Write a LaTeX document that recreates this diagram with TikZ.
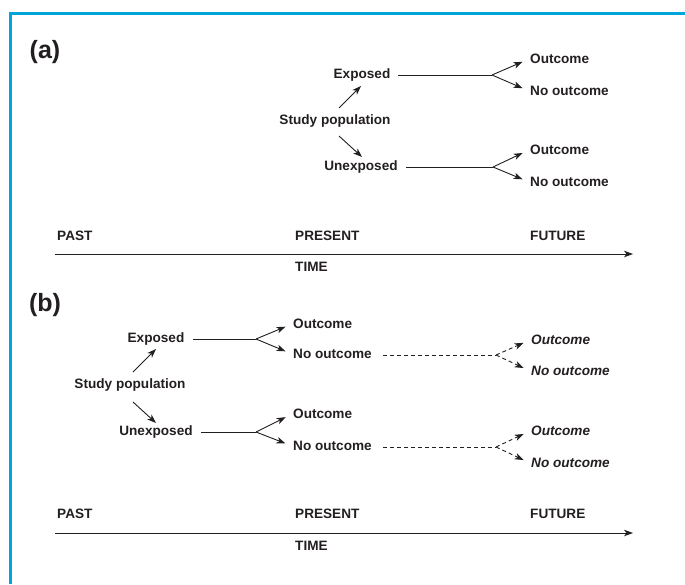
\documentclass[tikz,border=0pt]{standalone}
\usepackage{fontspec}
\setmainfont{Liberation Sans}
\usetikzlibrary{arrows.meta}
\definecolor{framecol}{RGB}{0,166,218}
\definecolor{ink}{RGB}{35,31,32}
\begin{document}
\begin{tikzpicture}[x=1pt,y=-1pt,
  lbl/.style={inner sep=1pt,font=\fontsize{13.6}{15}\selectfont\bfseries,text=ink},
  ilbl/.style={lbl,font=\fontsize{13.6}{15}\selectfont\bfseries\itshape},
  big/.style={inner sep=0pt,font=\fontsize{25}{27}\selectfont\bfseries,text=ink},
  conn/.style={draw=ink,line width=0.9pt},
  arr/.style={conn,-{Stealth[length=9pt,width=6.5pt,inset=2.5pt]}},
  tarr/.style={arr,shorten >=7pt},
  darr/.style={tarr,dash pattern=on 4pt off 3pt},
  dconn/.style={conn,dash pattern=on 4pt off 3pt},
  frame/.style={draw=framecol,line width=3pt}]
\useasboundingbox (0,0) rectangle (685,584);
\coordinate (fr0) at (10,584);
\coordinate (fr1) at (10,13);
\coordinate (fr2) at (685,13);
\draw[frame] (fr0) -- (fr1) -- (fr2);

% ---------------- (a)
\node[big] (la) at (45,52) {(a)};
\node[lbl] (aexp) at (362,75) {Exposed};
\node[lbl] (asp) at (335,121) {Study population};
\node[lbl] (aunexp) at (361,167) {Unexposed};
\node[lbl,anchor=west] (aeo) at (529,59) {Outcome};
\node[lbl,anchor=west] (aeno) at (529,91) {No outcome};
\node[lbl,anchor=west] (auo) at (529,150) {Outcome};
\node[lbl,anchor=west] (auno) at (529,182) {No outcome};
\coordinate (abe) at (492,75);
\coordinate (abu) at (493,167);
\coordinate (aes) at (398,75);
\coordinate (aus) at (406,167);
\coordinate (aspu) at (339,108);
\coordinate (aspd) at (339,136);
\coordinate (aexpb) at (361,86);
\coordinate (aunt) at (362,157);
\draw[arr] (aspu) -- (aexpb);
\draw[arr] (aspd) -- (aunt);
\draw[conn] (aes) -- (abe);
\draw[conn] (aus) -- (abu);
\draw[tarr] (abe) -- (aeo.west);
\draw[tarr] (abe) -- (aeno.west);
\draw[tarr] (abu) -- (auo.west);
\draw[tarr] (abu) -- (auno.west);

\node[lbl,anchor=west] (apast) at (56,236) {PAST};
\node[lbl,anchor=west] (apres) at (294,236) {PRESENT};
\node[lbl,anchor=west] (afut) at (529,236) {FUTURE};
\node[lbl,anchor=west] (atime) at (294,267) {TIME};
\coordinate (at0) at (55,254);
\coordinate (at1) at (633,254);
\draw[arr] (at0) -- (at1);

% ---------------- (b)
\node[big] (lb) at (45,305) {(b)};
\node[lbl] (bexp) at (156,339) {Exposed};
\node[lbl] (bsp) at (130,385) {Study population};
\node[lbl] (bunexp) at (156,432) {Unexposed};
\node[lbl,anchor=west] (beo) at (292,324) {Outcome};
\node[lbl,anchor=west] (beno) at (292,354) {No outcome};
\node[lbl,anchor=west] (buo) at (292,414) {Outcome};
\node[lbl,anchor=west] (buno) at (292,446) {No outcome};
\coordinate (bbe) at (256,339);
\coordinate (bbu) at (256,432);
\coordinate (bes) at (193,339);
\coordinate (bus) at (201,432);
\coordinate (bspu) at (133,372);
\coordinate (bspd) at (133,402);
\coordinate (bexpb) at (156,349);
\coordinate (bunt) at (156,423);
\draw[arr] (bspu) -- (bexpb);
\draw[arr] (bspd) -- (bunt);
\draw[conn] (bes) -- (bbe);
\draw[conn] (bus) -- (bbu);
\draw[tarr] (bbe) -- (beo.west);
\draw[tarr] (bbe) -- (beno.west);
\draw[tarr] (bbu) -- (buo.west);
\draw[tarr] (bbu) -- (buno.west);

\node[ilbl,anchor=west] (bfo1) at (530,340) {Outcome};
\node[ilbl,anchor=west] (bfno1) at (530,371) {No outcome};
\node[ilbl,anchor=west] (bfo2) at (530,431) {Outcome};
\node[ilbl,anchor=west] (bfno2) at (530,463) {No outcome};
\coordinate (bds1) at (383,355);
\coordinate (bds2) at (383,447);
\coordinate (bd1) at (496,355);
\coordinate (bd2) at (496,447);
\draw[dconn] (bds1) -- (bd1);
\draw[dconn] (bds2) -- (bd2);
\draw[darr] (bd1) -- (bfo1.west);
\draw[darr] (bd1) -- (bfno1.west);
\draw[darr] (bd2) -- (bfo2.west);
\draw[darr] (bd2) -- (bfno2.west);

\node[lbl,anchor=west] (bpast) at (56,514) {PAST};
\node[lbl,anchor=west] (bpres) at (294,514) {PRESENT};
\node[lbl,anchor=west] (bfut) at (529,514) {FUTURE};
\node[lbl,anchor=west] (btime) at (294,546) {TIME};
\coordinate (bt0) at (55,533);
\coordinate (bt1) at (633,533);
\draw[arr] (bt0) -- (bt1);
\end{tikzpicture}
\end{document}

### [PROBLEM TO WORK ON]
Leave out the pictures and give the listing above again exactly.

### [RESULT BELOW]
Write a LaTeX document that recreates this diagram with TikZ.
\documentclass[tikz,border=0pt]{standalone}
\usepackage{fontspec}
\setmainfont{Liberation Sans}
\usetikzlibrary{arrows.meta}
\definecolor{framecol}{RGB}{0,166,218}
\definecolor{ink}{RGB}{35,31,32}
\begin{document}
\begin{tikzpicture}[x=1pt,y=-1pt,
  lbl/.style={inner sep=1pt,font=\fontsize{13.6}{15}\selectfont\bfseries,text=ink},
  ilbl/.style={lbl,font=\fontsize{13.6}{15}\selectfont\bfseries\itshape},
  big/.style={inner sep=0pt,font=\fontsize{25}{27}\selectfont\bfseries,text=ink},
  conn/.style={draw=ink,line width=0.9pt},
  arr/.style={conn,-{Stealth[length=9pt,width=6.5pt,inset=2.5pt]}},
  tarr/.style={arr,shorten >=7pt},
  darr/.style={tarr,dash pattern=on 4pt off 3pt},
  dconn/.style={conn,dash pattern=on 4pt off 3pt},
  frame/.style={draw=framecol,line width=3pt}]
\useasboundingbox (0,0) rectangle (685,584);
\coordinate (fr0) at (10,584);
\coordinate (fr1) at (10,13);
\coordinate (fr2) at (685,13);
\draw[frame] (fr0) -- (fr1) -- (fr2);

% ---------------- (a)
\node[big] (la) at (45,52) {(a)};
\node[lbl] (aexp) at (362,75) {Exposed};
\node[lbl] (asp) at (335,121) {Study population};
\node[lbl] (aunexp) at (361,167) {Unexposed};
\node[lbl,anchor=west] (aeo) at (529,59) {Outcome};
\node[lbl,anchor=west] (aeno) at (529,91) {No outcome};
\node[lbl,anchor=west] (auo) at (529,150) {Outcome};
\node[lbl,anchor=west] (auno) at (529,182) {No outcome};
\coordinate (abe) at (492,75);
\coordinate (abu) at (493,167);
\coordinate (aes) at (398,75);
\coordinate (aus) at (406,167);
\coordinate (aspu) at (339,108);
\coordinate (aspd) at (339,136);
\coordinate (aexpb) at (361,86);
\coordinate (aunt) at (362,157);
\draw[arr] (aspu) -- (aexpb);
\draw[arr] (aspd) -- (aunt);
\draw[conn] (aes) -- (abe);
\draw[conn] (aus) -- (abu);
\draw[tarr] (abe) -- (aeo.west);
\draw[tarr] (abe) -- (aeno.west);
\draw[tarr] (abu) -- (auo.west);
\draw[tarr] (abu) -- (auno.west);

\node[lbl,anchor=west] (apast) at (56,236) {PAST};
\node[lbl,anchor=west] (apres) at (294,236) {PRESENT};
\node[lbl,anchor=west] (afut) at (529,236) {FUTURE};
\node[lbl,anchor=west] (atime) at (294,267) {TIME};
\coordinate (at0) at (55,254);
\coordinate (at1) at (633,254);
\draw[arr] (at0) -- (at1);

% ---------------- (b)
\node[big] (lb) at (45,305) {(b)};
\node[lbl] (bexp) at (156,339) {Exposed};
\node[lbl] (bsp) at (130,385) {Study population};
\node[lbl] (bunexp) at (156,432) {Unexposed};
\node[lbl,anchor=west] (beo) at (292,324) {Outcome};
\node[lbl,anchor=west] (beno) at (292,354) {No outcome};
\node[lbl,anchor=west] (buo) at (292,414) {Outcome};
\node[lbl,anchor=west] (buno) at (292,446) {No outcome};
\coordinate (bbe) at (256,339);
\coordinate (bbu) at (256,432);
\coordinate (bes) at (193,339);
\coordinate (bus) at (201,432);
\coordinate (bspu) at (133,372);
\coordinate (bspd) at (133,402);
\coordinate (bexpb) at (156,349);
\coordinate (bunt) at (156,423);
\draw[arr] (bspu) -- (bexpb);
\draw[arr] (bspd) -- (bunt);
\draw[conn] (bes) -- (bbe);
\draw[conn] (bus) -- (bbu);
\draw[tarr] (bbe) -- (beo.west);
\draw[tarr] (bbe) -- (beno.west);
\draw[tarr] (bbu) -- (buo.west);
\draw[tarr] (bbu) -- (buno.west);

\node[ilbl,anchor=west] (bfo1) at (530,340) {Outcome};
\node[ilbl,anchor=west] (bfno1) at (530,371) {No outcome};
\node[ilbl,anchor=west] (bfo2) at (530,431) {Outcome};
\node[ilbl,anchor=west] (bfno2) at (530,463) {No outcome};
\coordinate (bds1) at (383,355);
\coordinate (bds2) at (383,447);
\coordinate (bd1) at (496,355);
\coordinate (bd2) at (496,447);
\draw[dconn] (bds1) -- (bd1);
\draw[dconn] (bds2) -- (bd2);
\draw[darr] (bd1) -- (bfo1.west);
\draw[darr] (bd1) -- (bfno1.west);
\draw[darr] (bd2) -- (bfo2.west);
\draw[darr] (bd2) -- (bfno2.west);

\node[lbl,anchor=west] (bpast) at (56,514) {PAST};
\node[lbl,anchor=west] (bpres) at (294,514) {PRESENT};
\node[lbl,anchor=west] (bfut) at (529,514) {FUTURE};
\node[lbl,anchor=west] (btime) at (294,546) {TIME};
\coordinate (bt0) at (55,533);
\coordinate (bt1) at (633,533);
\draw[arr] (bt0) -- (bt1);
\end{tikzpicture}
\end{document}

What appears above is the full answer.